Robin Bruce Barnes, Prophecy and Gnosis. Apocalypticism in the Wake of the Lutheran Reformation. Stanford, 1988.
William J. Bouwsma, “Anxiety and the Formation of Early Modern Culture,” in A Usable Past: Essays in European Cultural History (Berkeley, 1990), pp. 157-89.
Denis Crouzet, Les guerriers de Dieu : la violence au temps des troubles de religion, vers 1525-vers 1610. Seyssel: 2005.
C. Scott Dixon, “Popular Astrology and Lutheran Propaganda in Reformation Germany.” History 84 (1999): 403-18.
Anthony Grafton, Cardano’s Cosmos. The World and Works of a Renaissance Astrologer. Cambridge, MA, 1999.

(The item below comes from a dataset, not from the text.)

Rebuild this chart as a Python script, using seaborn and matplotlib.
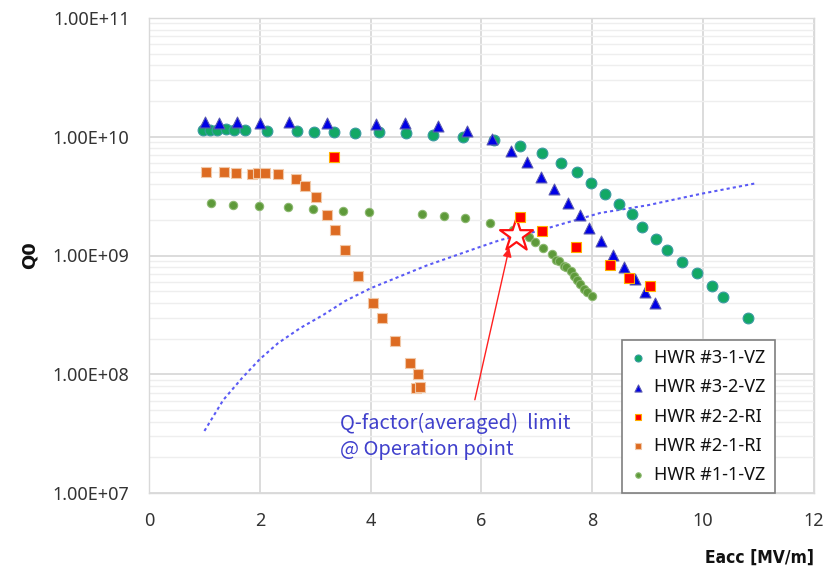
import numpy as np
import pandas as pd
import matplotlib
matplotlib.use("Agg")
import matplotlib.pyplot as plt
import seaborn as sns
from matplotlib.ticker import FuncFormatter, LogLocator, NullFormatter, MultipleLocator

# ---------------- data ----------------
hwr31_x = [0.97, 1.10, 1.23, 1.39, 1.53, 1.73, 2.13, 2.67, 2.98, 3.34, 3.72, 4.15,
           4.64, 5.13, 5.67, 6.23, 6.70, 7.09, 7.44, 7.73, 7.98, 8.23, 8.48,
           8.72, 8.90, 9.15, 9.35, 9.62, 9.89, 10.16, 10.36, 10.81]
hwr31_q = [1.14e10, 1.14e10, 1.14e10, 1.16e10, 1.14e10, 1.14e10, 1.12e10, 1.12e10, 1.10e10, 1.10e10, 1.08e10, 1.10e10,
           1.08e10, 1.03e10, 1.0e10, 9.4e9, 8.4e9, 7.3e9, 6.0e9, 5.05e9, 4.08e9, 3.3e9, 2.72e9,
           2.24e9, 1.74e9, 1.38e9, 1.11e9, 8.8e8, 7.1e8, 5.54e8, 4.47e8, 2.98e8]

hwr32_x = [1.01, 1.26, 1.59, 2.0, 2.53, 3.21, 4.10,
           4.62, 5.22, 5.74, 6.19, 6.53, 6.82, 7.08, 7.31, 7.56, 7.78,
           7.94, 8.16, 8.38, 8.57, 8.77, 8.95, 9.13]
hwr32_q = [1.33e10, 1.30e10, 1.33e10, 1.30e10, 1.33e10, 1.30e10, 1.28e10,
           1.30e10, 1.23e10, 1.12e10, 9.6e9, 7.6e9, 6.1e9, 4.6e9, 3.6e9, 2.76e9, 2.2e9,
           1.71e9, 1.33e9, 1.01e9, 8.0e8, 6.3e8, 4.93e8, 3.98e8]

hwr22_x = [3.34, 6.70, 7.09, 7.71, 8.32, 8.66, 9.04]
hwr22_q = [6.75e9, 2.11e9, 1.61e9, 1.18e9, 8.3e8, 6.5e8, 5.5e8]

hwr21_x = [1.03, 1.35, 1.57, 1.86, 1.97, 2.09, 2.33, 2.65, 2.82, 3.01, 3.21, 3.36, 3.54,
           3.77, 4.04, 4.21, 4.44, 4.71, 4.86, 4.82, 4.89]
hwr21_q = [5.05e9, 5.05e9, 4.95e9, 4.86e9, 4.95e9, 4.95e9, 4.86e9, 4.4e9, 3.85e9, 3.11e9, 2.19e9, 1.64e9, 1.11e9,
           6.7e8, 3.98e8, 2.98e8, 1.91e8, 1.24e8, 1.0e8, 7.66e7, 7.8e7]

hwr11_x = [1.12, 1.52, 1.99, 2.51, 2.96, 3.50, 3.97, 4.93, 5.32, 5.70, 6.16, 6.57, 6.86, 6.97,
           7.11, 7.27, 7.35, 7.40, 7.49, 7.53, 7.62, 7.67, 7.73, 7.78, 7.85, 7.91, 8.0]
hwr11_q = [2.77e9, 2.66e9, 2.61e9, 2.56e9, 2.46e9, 2.37e9, 2.32e9, 2.24e9, 2.15e9, 2.07e9, 1.88e9, 1.64e9, 1.43e9, 1.3e9,
           1.16e9, 1.03e9, 9.2e8, 9.0e8, 8.2e8, 8.0e8, 7.4e8, 6.7e8, 6.2e8, 5.75e8, 5.2e8, 4.9e8, 4.56e8]

limit_x = [1.0, 1.34, 1.68, 2.0, 2.33, 2.73, 3.14, 3.54, 4.0, 5.0, 5.97, 6.34, 7.0, 8.14, 9.0, 9.95, 10.97]
limit_q = [3.33e7, 6.07e7, 9.3e7, 1.34e8, 1.83e8, 2.45e8, 3.15e8, 4.14e8, 5.3e8, 8.2e8, 1.18e9, 1.35e9,
           1.6e9, 2.28e9, 2.65e9, 3.3e9, 4.07e9]

op_point_x = [6.62]
op_point_q = [1.49e9]

annot_text = "Q-factor(averaged)  limit\n@ Operation point"
x_ticks = [0, 2, 4, 6, 8, 10, 12]
x_label = "Eacc [MV/m]"
y_label = "Q0"

# ---------------- plot ----------------
sns.set_theme(style="white")
plt.rcParams['font.family'] = ['Noto Sans', 'DejaVu Sans']

fig = plt.figure(figsize=(8.36, 5.81), dpi=100)
ax = fig.add_axes([149/836, 88/581, 665/836, 475/581])

ax.set_yscale('log')
ax.set_xlim(0, 12)
ax.set_ylim(1e7, 1e11)

# grid
ax.yaxis.set_minor_locator(LogLocator(base=10, subs=np.arange(2, 10)))
ax.yaxis.set_minor_formatter(NullFormatter())
ax.xaxis.set_major_locator(MultipleLocator(2))
ax.grid(True, which='major', axis='both', color='#d9d9d9', lw=1.3, zorder=0)
ax.grid(True, which='minor', axis='y', color='#eeeeee', lw=1.0, zorder=0)
ax.set_axisbelow(True)

# dotted limit curve
sns.lineplot(x=limit_x, y=limit_q, ax=ax, color='#5a5af5', lw=1.5,
             linestyle=(0, (1.5, 1.5)), zorder=2, legend=False)

series = [
    ("HWR #3-1-VZ", hwr31_x, hwr31_q, 'o', '#12a865', '#3a9aa0', 60),
    ("HWR #3-2-VZ", hwr32_x, hwr32_q, '^', '#0000e6', '#5a5ab0', 62),
    ("HWR #2-2-RI", hwr22_x, hwr22_q, 's', '#ff0000', '#ffb000', 55),
    ("HWR #2-1-RI", hwr21_x, hwr21_q, 's', '#dd6b22', '#f0c8a8', 42),
    ("HWR #1-1-VZ", hwr11_x, hwr11_q, 'o', '#5e9a3a', '#8cb870', 36),
]
zorders = [3, 3, 5, 3, 3]
for (lab, xs, qs, mk, fc, ec, s), zo in zip(series, zorders):
    sns.scatterplot(x=xs, y=qs, ax=ax, marker=mk, color=fc, edgecolor=ec,
                    linewidth=0.8, s=s, label=lab, zorder=zo)

# annotation arrow + star
ax.annotate('', xy=(6.5, 1.16e9), xytext=(5.88, 6.1e7),
            arrowprops=dict(arrowstyle='-|>', color='#ff2020', lw=1.0,
                            mutation_scale=13, shrinkA=0, shrinkB=0), zorder=4)
ax.scatter(op_point_x, op_point_q, marker='*', s=620, facecolor='white',
           edgecolor='#ff1010', linewidth=1.6, zorder=4)

ax.text(3.45, 4.7e7, annot_text, color='#4040cc', fontsize=14.5,
        family=['Noto Sans CJK KR', 'DejaVu Sans'], va='top', ha='left',
        linespacing=1.3, zorder=6)

# axes formatting
ax.set_xticks(x_ticks)
ax.yaxis.set_major_formatter(FuncFormatter(lambda v, p: f"{v:.2E}"))
ax.tick_params(axis='both', which='both', length=0, labelsize=13, colors='#333333', pad=14)
for sp in ax.spines.values():
    sp.set_color('#d9d9d9')
    sp.set_linewidth(1.0)

ax.set_xlabel(x_label, fontsize=12.5, fontweight='bold', loc='right', labelpad=13,
              color='#111111', family=['DejaVu Sans'], fontstretch='condensed')
ax.set_ylabel(y_label, fontsize=13, fontweight='bold', labelpad=10,
              color='#111111', family=['DejaVu Sans'])

leg = ax.legend(loc='lower right', bbox_to_anchor=(0.941, 0.0), fontsize=13,
                frameon=True, fancybox=False, edgecolor='#7f7f7f', framealpha=1,
                markerscale=0.65, handlelength=0.8, handletextpad=0.5,
                labelspacing=0.62, borderpad=0.5, borderaxespad=0)
leg.get_frame().set_linewidth(1.2)
for t in leg.get_texts():
    t.set_color('#111111')

fig.savefig("out.png", dpi=100, facecolor='white')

D. Kurze, “Prophecy and History: Lichtenberger’s forecasts of events to come (from the fifteenth to the twentieth century); their reception and diffusion,” Journal of the Warburg and Courtauld Institutes 21 (1958): 63-85.
Laura A. Smoller, History, Prophecy, and the Stars: The Christian Astrology of Pierre D’Ailly, 1350-1420 (Princeton, 1994).
Mr. Eamon,
One thing I’ve been wondering about is whether anyone in the Renaissance believed one could travel to other planets–that is, did anyone write about planets as either inhabited or inhabitable rather than as objects in the heavens that influenced individuals.
I would very much appreciate your reply and any direction you could give me as to sources. I’m not so much researching this as just curious.
Thanks for the question, Denise. Quite a few Renaissance astronomers and writers speculated about multiple worlds and even infinite universes, including Nicolas Cusanus and Giordano Bruno. Some even speculated about extraterrestrial life. Milton speculated about it in Paradise Lost, and there were other literary expressions of the idea. One famous text was by the 17th century English scientist John Wilkins, called Discovery of a World in the Moon. If you want to explore this further, I recommend Steven Dick’s book, Plurality of Worlds: The Extraterrestrial Life Debate from Democritus to Kant.